Environment variables can be used to override configuration values. The following environment variables are supported based on the .env.example file:

Variable Description Default (in code)
DATAGEMS_POSTGRES_HOST PostgreSQL database host (unset)
DATAGEMS_POSTGRES_PORT PostgreSQL database port (unset)
DATAGEMS_POSTGRES_USERNAME PostgreSQL database username (unset)
DATAGEMS_POSTGRES_PASSWORD PostgreSQL database password (unset)
DATAGEMS_TIMESCALE_DB_HOST TimescaleDB database host (unset)
DATAGEMS_TIMESCALE_DB_PORT TimescaleDB database port (unset)
DATAGEMS_TIMESCALE_DB_USERNAME TimescaleDB database username (unset)
DATAGEMS_TIMESCALE_DB_PASSWORD TimescaleDB database password (unset)
DATA_ROOT_PATH Root path prepended to distribution file paths (mount to S3) ''
MOUNT_POINT Prefix prepended to RawDataPath connector dataset IDs when resolving raw data on the Ray worker ''
CDD_PROFILE_PATH Directory where generated CDD profile JSON files are written ''
RAY_ADDRESS Address of the Ray head node ray://ray-head:10001
REDIS_HOST Redis host redis
REDIS_PORT Redis port 6379
REDIS_DB Redis database number 0
BASE_URL Root path prefix the API is served under (FastAPI root_path) ''
ENABLE_AUTH Enable API authentication false

Note

The defaults above are the fallbacks hard-coded in the application. The .env.example file ships example values that may differ (e.g. it uses localhost-based hosts suitable for running the dependencies locally).

Authentication

The Dataset Profiler service supports token-based authentication for all API endpoints. Authentication can be enabled or disabled using the ENABLE_AUTH environment variable.
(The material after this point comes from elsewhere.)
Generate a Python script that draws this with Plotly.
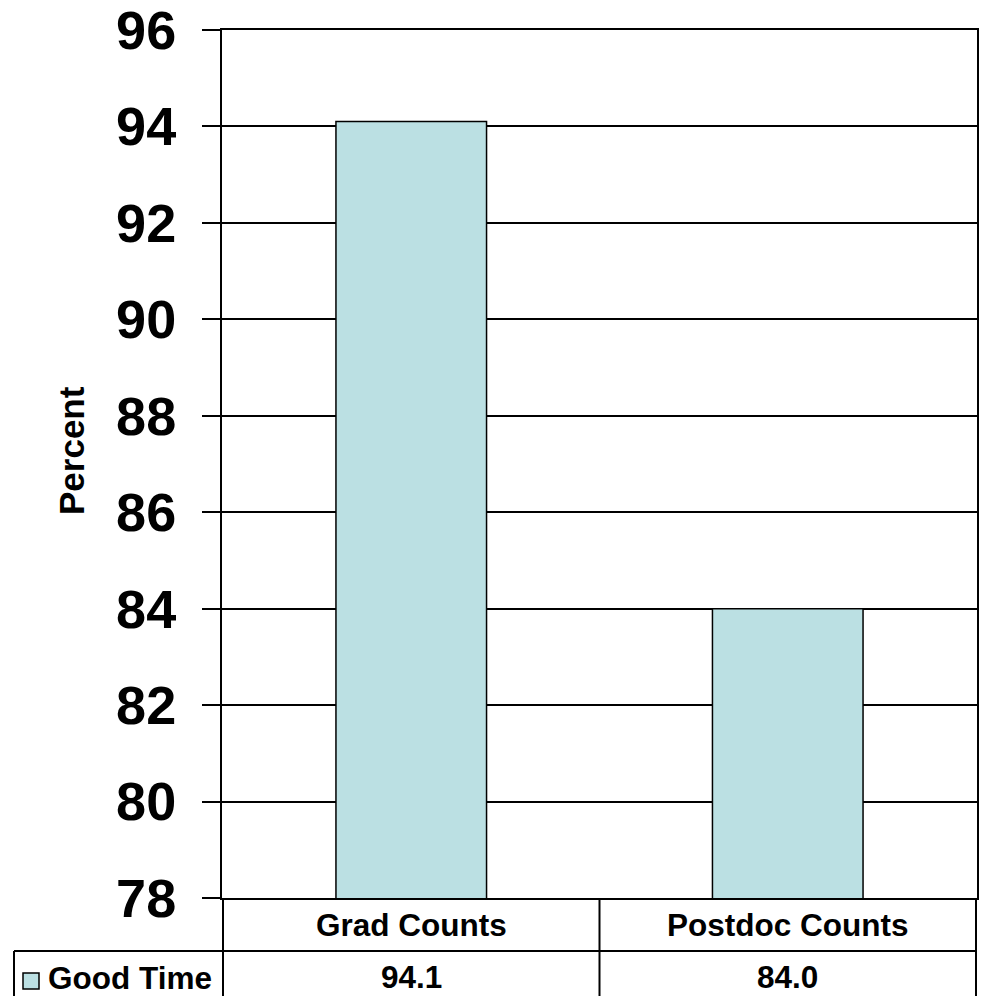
import plotly.graph_objects as go

# Chart data
categories = ["Grad Counts", "Postdoc Counts"]
good_time = [94.1, 84.0]
series_name = "Good Time"
y_ticks = [78, 80, 82, 84, 86, 88, 90, 92, 94, 96]

W, H = 981, 996
ML, MR, MT, MB = 222, 4, 30, 98
PW = W - ML - MR
PH = H - MT - MB
FONT = "Liberation Sans, Arial, sans-serif"
BAR_COLOR = "#BBE0E3"
TABLE_SIZE = 31.5


def fx(px):
    """Pixel x -> paper x."""
    return (px - ML) / PW


def fy(py):
    """Pixel y -> paper y."""
    return (H - MB - py) / PH


fig = go.Figure()
fig.add_trace(go.Bar(
    x=categories,
    y=good_time,
    name=series_name,
    marker=dict(color=BAR_COLOR, line=dict(color="black", width=1.5)),
    showlegend=False,
))

fig.update_layout(
    width=W, height=H,
    margin=dict(l=ML, r=MR, t=MT, b=MB, autoexpand=False),
    paper_bgcolor="white",
    plot_bgcolor="white",
    bargap=0.6,
    font=dict(family=FONT, color="black"),
    xaxis=dict(
        showticklabels=False, ticks="", showgrid=False, automargin=False,
        showline=True, linecolor="black", linewidth=2, mirror=True,
    ),
    yaxis=dict(
        range=[y_ticks[0], y_ticks[-1]],
        tickvals=y_ticks,
        tickfont=dict(size=54, family=FONT, weight="bold", color="black"),
        ticks="outside", ticklen=18, tickwidth=2, tickcolor="black",
        ticklabelstandoff=15,
        ticklabeloverflow="allow",
        automargin=False,
        showgrid=True, gridcolor="black", gridwidth=2,
        showline=True, linecolor="black", linewidth=2, mirror=True,
        zeroline=False,
    ),
)

# Axis title
fig.add_annotation(
    text="Percent", textangle=-90, showarrow=False,
    xref="paper", yref="paper", x=fx(71), y=fy(451),
    xanchor="center", yanchor="middle",
    font=dict(size=35, family=FONT, weight="bold", color="black"),
)

# Data table beneath the plot
line = dict(color="black", width=2)
row1_bottom = 951
table_bottom = 1010
# horizontal line between category row and value row
fig.add_shape(type="line", xref="paper", yref="paper",
              x0=fx(14), x1=fx(977), y0=fy(row1_bottom), y1=fy(row1_bottom), line=line)
# left border of legend cell
fig.add_shape(type="line", xref="paper", yref="paper",
              x0=fx(14), x1=fx(14), y0=fy(row1_bottom), y1=fy(table_bottom), line=line)
# verticals at the category boundaries
for xb in [-0.5, 0.5, 1.5]:
    fig.add_shape(type="line", xref="x", yref="paper",
                  x0=xb, x1=xb, y0=0, y1=fy(table_bottom), line=line)

cell_font = dict(size=TABLE_SIZE, family=FONT, weight="bold", color="black")
for cat, val in zip(categories, good_time):
    fig.add_annotation(text=cat, x=cat, xref="x", yref="paper", y=fy(925),
                       xanchor="center", yanchor="middle", showarrow=False,
                       font=cell_font)
    fig.add_annotation(text=f"{val:.1f}", x=cat, xref="x", yref="paper", y=fy(977),
                       xanchor="center", yanchor="middle", showarrow=False,
                       font=cell_font)

# legend key in the table
fig.add_shape(type="rect", xref="paper", yref="paper",
              x0=fx(23), x1=fx(39), y0=fy(973), y1=fy(989),
              fillcolor=BAR_COLOR, line=dict(color="black", width=1.5))
fig.add_annotation(text=series_name, xref="paper", yref="paper",
                   x=fx(46), y=fy(978), xanchor="left", yanchor="middle",
                   showarrow=False, font=cell_font)

fig.write_html("out.html")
When authentication is enabled, all API requests must include a valid JWT token in the Authorization header using the Bearer scheme:

Authorization: Bearer <token>

The token is expected to be a JWT with the following claims: - client_id: Must be set to 'airflow' for authentication to succeed

Example token payload:

{
  "exp": 1762422572,
  "iat": 1762422272,
  "jti": "trrtcc:208939ba-d97e-4271-af20-d7c3310456b2",
  "iss": "https://datagems-dev.scayle.es/oauth/realms/dev",
  "aud": "account",
  "sub": "a35281e0-641e-41d9-b3ee-b94bf11d866f",
  "typ": "Bearer",
  "azp": "airflow",
  "acr": "1",
  "allowed-origins": [
    "http://localhost:8088"
  ],
  "realm_access": {
    "roles": [
      "default-roles-dev",
      "offline_access",
      "uma_authorization"
    ]
  },
  "resource_access": {
    "account": {
      "roles": [
        "manage-account",
        "manage-account-links",
        "view-profile"
      ]
    }
  },
  "scope": "profile email",
  "clientHost": "172.16.59.4",
  "email_verified": false,
  "preferred_username": "service-account-airflow",
  "clientAddress": "172.16.59.4",
  "client_id": "airflow"
}

When authentication is disabled (ENABLE_AUTH=false), API endpoints can be accessed without providing a token.